Which brings me to Ecuador.

When I first arrived in Guayaquil, the very first thing I noticed was not the heat or the humidity or even the traffic. It was the gutters. They were immaculate, almost suspiciously immaculate, like a South American sound stage at Universal Studios.

The streets looked as if an army of invisible municipal elves had swept them only minutes before I arrived. I come from countries where “street sweeping” means a truck at 5:00 am blowing trash from one side of the street to the other, but in Guayaquil, it looked like an Olympic sport. I remember thinking: if the television cameras ever showed this, it would utterly ruin the reputation of Latin America as the home of cheerful chaos where recycling is mostly the province of itinerant goats and feral pigs.

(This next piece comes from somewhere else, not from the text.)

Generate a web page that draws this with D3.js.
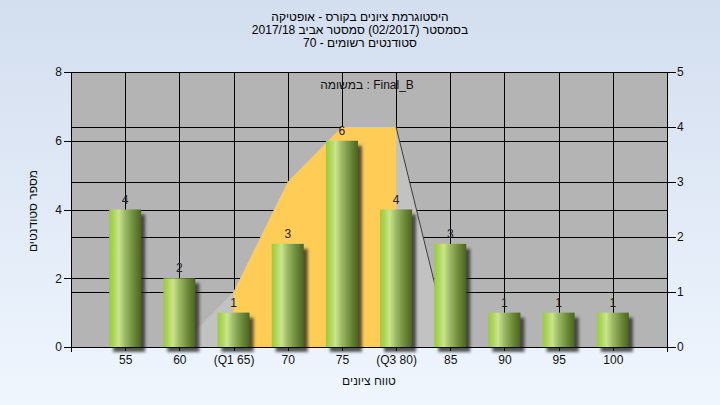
<!DOCTYPE html>
<html><head><meta charset="utf-8">
<script src="https://cdn.jsdelivr.net/npm/d3@7"></script>
<style>
body{margin:0;background:#fff;}
svg{display:block;font-family:"Liberation Sans",Arial,sans-serif;}
</style>
</head><body><svg id="c" width="720" height="405"></svg>
<script>
// ---- data ----
const titleLines = ["היסטוגרמת ציונים בקורס - אופטיקה", "בסמסטר  (02/2017)  סמסטר אביב 2017/18", "סטודנטים רשומים - 70"];
const seriesLabel = "במשומה : Final_B";
const categories = ["55","60","(Q1 65)","70","75","(Q3 80)","85","90","95","100"];
const counts = [4,2,1,3,6,4,3,1,1,1];
const curvePos = [0,1,2,3,4,5,6,7,8,9,10,11];
const curveValues = [0,0,0,1,3,4,4,0,0,0,0,0];
const quartileStart = 3, quartileEnd = 6;
const leftTicks = [0,2,4,6,8];
const rightTicks = [0,1,2,3,4,5];
const xTitle = "טווח ציונים";
const yTitle = "מספר סטודנטים";

// ---- layout ----
const W = 720, H = 405;
const L = 71, R = 667, T = 72, B = 347;
const svg = d3.select("#c");
const defs = svg.append("defs");

const bg = defs.append("linearGradient").attr("id","bg").attr("x1",0).attr("y1",0).attr("x2",0).attr("y2",1);
bg.append("stop").attr("offset","0%").attr("stop-color","#d3deef");
bg.append("stop").attr("offset","100%").attr("stop-color","#eff6fe");

const bar = defs.append("linearGradient").attr("id","bar").attr("x1",0).attr("y1",0).attr("x2",1).attr("y2",0);
[["0%","#9acb3e"],["12%","#a9d455"],["30%","#cbe48d"],["50%","#9bb866"],["75%","#6f8c3a"],["100%","#4a6420"]]
  .forEach(([o,c])=>bar.append("stop").attr("offset",o).attr("stop-color",c));

const sh = defs.append("filter").attr("id","shadow").attr("x","-50%").attr("y","-50%").attr("width","200%").attr("height","200%");
sh.append("feGaussianBlur").attr("stdDeviation",1.8);

svg.append("rect").attr("width",W).attr("height",H).attr("fill","url(#bg)");

const x = d3.scaleLinear().domain([0,11]).range([L,R]);
const yL = d3.scaleLinear().domain([0,8]).range([B,T]);
const yR = d3.scaleLinear().domain([0,5]).range([B,T]);

// plot background
svg.append("rect").attr("x",L).attr("y",T).attr("width",R-L).attr("height",B-T).attr("fill","#b4b4b4");

// gridlines
const grid = svg.append("g").attr("stroke","#000").attr("stroke-width",1).attr("shape-rendering","crispEdges");
grid.selectAll(".gl").data(leftTicks.filter(d=>d>0&&d<8)).join("line")
  .attr("x1",L).attr("x2",R).attr("y1",d=>Math.round(yL(d))+0.5).attr("y2",d=>Math.round(yL(d))+0.5);
grid.selectAll(".gr").data(rightTicks.filter(d=>d>0&&d<5)).join("line")
  .attr("x1",L).attr("x2",R).attr("y1",d=>Math.round(yR(d))+0.5).attr("y2",d=>Math.round(yR(d))+0.5);
grid.selectAll(".gv").data(curvePos.filter(d=>d>0&&d<11)).join("line")
  .attr("y1",T).attr("y2",B).attr("x1",d=>Math.round(x(d))+0.5).attr("x2",d=>Math.round(x(d))+0.5);
grid.append("line").attr("x1",L).attr("x2",R).attr("y1",T+0.5).attr("y2",T+0.5);

// curve area
const curve = curvePos.map((p,i)=>({p, v:curveValues[i]}));
const area = d3.area().x(d=>x(d.p)).y0(B).y1(d=>yR(d.v));
svg.append("path").datum(curve).attr("d",area).attr("fill","#c2c2c2");
const inner = curve.filter(d=>d.p>=quartileStart && d.p<=quartileEnd);
svg.append("path").datum(inner).attr("d",area).attr("fill","#ffcc55");
// descending edge line
const edge = curve.filter(d=>d.p>=quartileEnd && d.p<=quartileEnd+1);
svg.append("path").datum(edge).attr("d",d3.line().x(d=>x(d.p)).y(d=>yR(d.v)))
  .attr("fill","none").attr("stroke","#3c3c3c").attr("stroke-width",1);

// bars
const bw = 32;
const bars = svg.append("g");
bars.selectAll(".s").data(counts).join("rect")
  .attr("x",(d,i)=>x(i+1)-bw/2+4).attr("y",d=>yL(d)+5)
  .attr("width",bw).attr("height",d=>B-yL(d))
  .attr("fill","#202020").attr("opacity",0.75).attr("filter","url(#shadow)");
bars.selectAll(".b").data(counts).join("rect")
  .attr("x",(d,i)=>x(i+1)-bw/2).attr("y",d=>yL(d))
  .attr("width",bw).attr("height",d=>B-yL(d))
  .attr("fill","url(#bar)");
bars.selectAll(".t").data(counts).join("text")
  .attr("x",(d,i)=>x(i+1)).attr("y",d=>yL(d)-6)
  .attr("text-anchor","middle").attr("font-size",12).attr("fill","#1c1c28")
  .text(d=>d);

// axes
function styleAxis(g){
  g.attr("font-family",null).attr("font-size",12);
  g.selectAll("path,line").attr("stroke","#000").attr("shape-rendering","crispEdges");
  g.selectAll("text").attr("fill","#111");
}
svg.append("g").attr("transform",`translate(${L},0)`)
  .call(d3.axisLeft(yL).tickValues(leftTicks).tickFormat(d3.format("d")).tickSize(7).tickSizeOuter(0).tickPadding(2))
  .call(styleAxis);
svg.append("g").attr("transform",`translate(${R},0)`)
  .call(d3.axisRight(yR).tickValues(rightTicks).tickFormat(d3.format("d")).tickSize(9).tickSizeOuter(0).tickPadding(1))
  .call(styleAxis);
svg.append("g").attr("transform",`translate(0,${B})`)
  .call(d3.axisBottom(x).tickValues(d3.range(1,11)).tickFormat(i=>categories[i-1]).tickSize(4).tickSizeOuter(5).tickPadding(4))
  .call(styleAxis);

// texts
const tg = svg.append("g").attr("font-size",12).attr("fill","#000").attr("text-anchor","middle").style("white-space","pre");
titleLines.forEach((t,i)=>{
  tg.append("text").attr("x",360).attr("y",21+i*13).text(t);
});
svg.append("text").attr("x",367).attr("y",89).attr("text-anchor","middle").attr("font-size",12).attr("fill","#111")
  .text(seriesLabel);
svg.append("text").attr("x",369).attr("y",385).attr("text-anchor","middle").attr("font-size",12).attr("fill","#111")
  .text(xTitle);
svg.append("text").attr("transform","translate(37,211) rotate(-90)").attr("text-anchor","middle").attr("font-size",12).attr("fill","#111")
  .text(yTitle);
</script></body></html>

But movies and television like their clichés. Latin America gets car chases, sombreros, and a bit of improvised dancing in the plaza. What you rarely see is a Guayaquil city street at seven in the morning with a small army of cleaners in green uniforms performing a perfectly choreographed folk dance involving escobas while the buses thunder past. You also do not see how tidy Cuenca is on a normal weekday morning, or how often street are swept and cobbles polished before most people have even had their instant coffee.

Yet here we are, living in the real version, not the TV one.

And that is the trouble with screen geography. Paris is always a café beside the Seine and an accordian is always playing La Vie en Rose. We never see the suburbs where actual Parisians live in brutalist concrete towers.

Japan is all neon pedestrian precincts and cherry blossoms with Mount Fuji in the background, not the concrete apartment blocks that look oddly similar to the ones in Quito.

England is all rolling countryside dotted with National Trust properties, archeologists, and ruined castles, not the long grey stretches lined with slag heaps, electricity pylons, abandoned brickyards, scrap yards where cars with no wheels sit in muddy puddles, and public housing ‘estates’ between Birmingham and anywhere else.

Ecuador is no different. There are websites that show llamas, alpacas, misty mountains, and women in brightly coloured shawls wearing hats and stockings and sensible shoes. All true as far as it goes, but do they show the crowded aisles of Supermaxi on Sunday afternoons. the liquor stores shut down before elections, or $1 hamburgers near the departure gates at the Terminal Terrestre? No, they do not. All that is left for the intrepid tourist with sturdy boots planted firmly on the ground to find out for him or herself.

What surprises me is how reliable our first impressions can be once we escape what we have seen on television. In Guayaquil, my first impression was cleanliness and a lack of fast food detritus. In Cuenca, it was the cheapness of the taxis, in the United States, it was the sheer distance between one thing and the next. In Australia, it was the unexpected greenness and grazing cows instead of kangaroos.

Which makes me wonder if the next global TV hit is Married at First Sight (Ecuador) what clichés will it crush?

The producers would probably shoot the weddings in the Cajas, the honeymoons in Salinas and Montanita, and the commitment ceremonies in a rented Cuenca villa overlooking the Tomebamba. People abroad would watch it and say: “I had no idea Ecuador was so beautiful and so tidy.”

Which would make old Charlie smile, because for once they might be right.